══ Data entries
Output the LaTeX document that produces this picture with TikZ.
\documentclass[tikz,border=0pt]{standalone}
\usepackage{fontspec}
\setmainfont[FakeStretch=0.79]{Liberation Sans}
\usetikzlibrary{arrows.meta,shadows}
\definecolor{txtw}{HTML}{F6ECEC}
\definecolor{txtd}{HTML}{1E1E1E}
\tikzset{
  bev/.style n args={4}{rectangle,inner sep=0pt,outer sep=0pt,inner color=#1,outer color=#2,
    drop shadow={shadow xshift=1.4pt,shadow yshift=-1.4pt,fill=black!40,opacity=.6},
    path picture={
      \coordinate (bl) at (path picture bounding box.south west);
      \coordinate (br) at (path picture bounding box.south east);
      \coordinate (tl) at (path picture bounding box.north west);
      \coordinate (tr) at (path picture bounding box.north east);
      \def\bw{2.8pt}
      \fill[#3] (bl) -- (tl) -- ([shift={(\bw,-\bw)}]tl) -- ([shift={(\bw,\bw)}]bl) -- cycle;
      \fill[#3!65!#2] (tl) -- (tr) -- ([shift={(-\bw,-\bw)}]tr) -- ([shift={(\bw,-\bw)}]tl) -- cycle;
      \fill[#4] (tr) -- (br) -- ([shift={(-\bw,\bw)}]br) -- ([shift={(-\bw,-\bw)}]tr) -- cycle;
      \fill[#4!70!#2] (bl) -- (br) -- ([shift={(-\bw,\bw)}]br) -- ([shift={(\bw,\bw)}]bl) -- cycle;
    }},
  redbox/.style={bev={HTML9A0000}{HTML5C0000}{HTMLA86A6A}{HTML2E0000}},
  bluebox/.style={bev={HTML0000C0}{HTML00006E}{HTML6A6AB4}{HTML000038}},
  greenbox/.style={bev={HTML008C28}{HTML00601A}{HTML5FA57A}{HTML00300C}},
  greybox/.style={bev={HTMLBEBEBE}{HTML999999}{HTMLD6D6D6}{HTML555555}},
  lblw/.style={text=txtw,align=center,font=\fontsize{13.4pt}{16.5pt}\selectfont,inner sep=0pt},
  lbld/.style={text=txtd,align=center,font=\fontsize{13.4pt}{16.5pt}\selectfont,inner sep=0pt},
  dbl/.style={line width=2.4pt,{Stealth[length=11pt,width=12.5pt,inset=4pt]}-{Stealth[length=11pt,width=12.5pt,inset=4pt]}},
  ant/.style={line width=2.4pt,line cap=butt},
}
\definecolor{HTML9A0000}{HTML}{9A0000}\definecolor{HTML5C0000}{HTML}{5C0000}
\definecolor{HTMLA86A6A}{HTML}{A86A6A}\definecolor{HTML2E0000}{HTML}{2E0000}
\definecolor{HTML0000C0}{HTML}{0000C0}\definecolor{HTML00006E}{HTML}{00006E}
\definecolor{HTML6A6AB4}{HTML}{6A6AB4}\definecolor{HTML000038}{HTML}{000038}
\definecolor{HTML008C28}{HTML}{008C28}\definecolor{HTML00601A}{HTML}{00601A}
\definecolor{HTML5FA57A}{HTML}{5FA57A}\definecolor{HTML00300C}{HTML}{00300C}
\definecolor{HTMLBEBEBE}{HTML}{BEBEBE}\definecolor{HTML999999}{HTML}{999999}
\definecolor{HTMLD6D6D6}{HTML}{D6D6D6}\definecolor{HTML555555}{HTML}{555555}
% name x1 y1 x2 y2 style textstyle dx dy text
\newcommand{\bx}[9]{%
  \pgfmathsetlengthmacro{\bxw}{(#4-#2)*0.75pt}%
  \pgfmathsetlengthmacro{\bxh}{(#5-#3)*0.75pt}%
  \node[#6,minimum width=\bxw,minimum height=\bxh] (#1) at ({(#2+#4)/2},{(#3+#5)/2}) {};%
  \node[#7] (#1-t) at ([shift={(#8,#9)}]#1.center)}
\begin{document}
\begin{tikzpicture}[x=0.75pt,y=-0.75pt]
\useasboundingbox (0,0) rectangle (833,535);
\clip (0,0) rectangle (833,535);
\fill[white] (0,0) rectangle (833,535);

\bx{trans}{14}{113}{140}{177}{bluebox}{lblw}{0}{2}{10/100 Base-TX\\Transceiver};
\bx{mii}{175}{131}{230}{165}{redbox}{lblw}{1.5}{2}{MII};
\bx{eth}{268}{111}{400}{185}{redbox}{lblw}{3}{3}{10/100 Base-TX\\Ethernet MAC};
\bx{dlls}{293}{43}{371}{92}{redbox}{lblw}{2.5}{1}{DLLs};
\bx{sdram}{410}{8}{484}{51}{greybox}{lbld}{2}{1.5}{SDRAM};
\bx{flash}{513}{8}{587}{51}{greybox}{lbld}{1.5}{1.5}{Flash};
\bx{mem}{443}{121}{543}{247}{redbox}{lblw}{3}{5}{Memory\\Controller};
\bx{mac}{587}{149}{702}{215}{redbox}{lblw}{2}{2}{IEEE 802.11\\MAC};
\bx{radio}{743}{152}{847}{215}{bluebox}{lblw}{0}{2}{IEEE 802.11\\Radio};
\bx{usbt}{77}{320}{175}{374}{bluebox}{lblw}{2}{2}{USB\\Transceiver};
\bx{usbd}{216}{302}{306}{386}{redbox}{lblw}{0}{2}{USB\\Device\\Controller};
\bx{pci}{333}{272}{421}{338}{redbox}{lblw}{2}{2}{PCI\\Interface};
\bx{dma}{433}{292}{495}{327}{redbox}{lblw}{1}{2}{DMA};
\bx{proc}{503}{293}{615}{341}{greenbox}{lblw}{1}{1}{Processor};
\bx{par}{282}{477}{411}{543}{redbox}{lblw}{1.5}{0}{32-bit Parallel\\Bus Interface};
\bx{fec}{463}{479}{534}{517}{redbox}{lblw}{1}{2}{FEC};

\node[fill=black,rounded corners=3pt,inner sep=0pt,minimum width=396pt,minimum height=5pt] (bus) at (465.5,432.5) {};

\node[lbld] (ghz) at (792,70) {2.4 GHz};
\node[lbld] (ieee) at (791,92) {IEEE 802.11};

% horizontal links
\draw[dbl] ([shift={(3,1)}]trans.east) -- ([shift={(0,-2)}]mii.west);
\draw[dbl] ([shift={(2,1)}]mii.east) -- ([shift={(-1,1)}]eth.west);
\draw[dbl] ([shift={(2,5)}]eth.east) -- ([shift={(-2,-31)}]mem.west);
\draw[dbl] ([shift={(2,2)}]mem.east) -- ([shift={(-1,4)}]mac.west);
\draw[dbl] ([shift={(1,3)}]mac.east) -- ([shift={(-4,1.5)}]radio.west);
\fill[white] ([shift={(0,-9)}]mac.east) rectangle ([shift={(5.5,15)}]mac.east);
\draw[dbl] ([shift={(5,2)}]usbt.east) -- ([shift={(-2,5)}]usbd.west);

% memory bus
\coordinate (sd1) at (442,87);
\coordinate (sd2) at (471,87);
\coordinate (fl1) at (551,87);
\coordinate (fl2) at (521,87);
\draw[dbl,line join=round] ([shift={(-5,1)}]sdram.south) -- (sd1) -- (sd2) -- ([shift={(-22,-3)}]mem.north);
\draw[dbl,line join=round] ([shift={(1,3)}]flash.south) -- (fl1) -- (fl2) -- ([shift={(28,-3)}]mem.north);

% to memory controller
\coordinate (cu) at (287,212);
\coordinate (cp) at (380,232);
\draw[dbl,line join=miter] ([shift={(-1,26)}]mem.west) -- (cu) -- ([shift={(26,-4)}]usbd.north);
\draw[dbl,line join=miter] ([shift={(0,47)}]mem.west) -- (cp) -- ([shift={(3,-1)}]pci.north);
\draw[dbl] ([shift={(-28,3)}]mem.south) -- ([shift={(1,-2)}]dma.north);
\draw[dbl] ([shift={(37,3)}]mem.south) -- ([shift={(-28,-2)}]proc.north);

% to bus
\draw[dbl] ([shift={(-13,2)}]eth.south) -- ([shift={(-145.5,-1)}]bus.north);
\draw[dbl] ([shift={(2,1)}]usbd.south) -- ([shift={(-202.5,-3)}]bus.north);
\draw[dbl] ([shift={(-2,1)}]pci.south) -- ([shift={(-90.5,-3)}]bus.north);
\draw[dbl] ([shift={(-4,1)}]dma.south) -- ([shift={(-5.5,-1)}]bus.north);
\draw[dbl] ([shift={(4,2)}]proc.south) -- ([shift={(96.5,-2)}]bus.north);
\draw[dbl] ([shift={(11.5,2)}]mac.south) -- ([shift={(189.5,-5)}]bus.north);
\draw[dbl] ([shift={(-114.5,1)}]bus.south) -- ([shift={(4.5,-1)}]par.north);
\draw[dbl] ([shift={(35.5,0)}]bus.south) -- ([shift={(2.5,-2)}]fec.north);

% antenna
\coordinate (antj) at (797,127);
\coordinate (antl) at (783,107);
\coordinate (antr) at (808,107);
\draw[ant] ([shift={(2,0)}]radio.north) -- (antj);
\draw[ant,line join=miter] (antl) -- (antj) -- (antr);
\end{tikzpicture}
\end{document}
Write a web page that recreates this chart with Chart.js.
════
◆ **Exercise instructions**
Scan the records for the string "that". Copy each line in which it appears.

◆ **Solution for this exercise**
Output the LaTeX document that produces this picture with TikZ.
Write a web page that recreates this chart with Chart.js.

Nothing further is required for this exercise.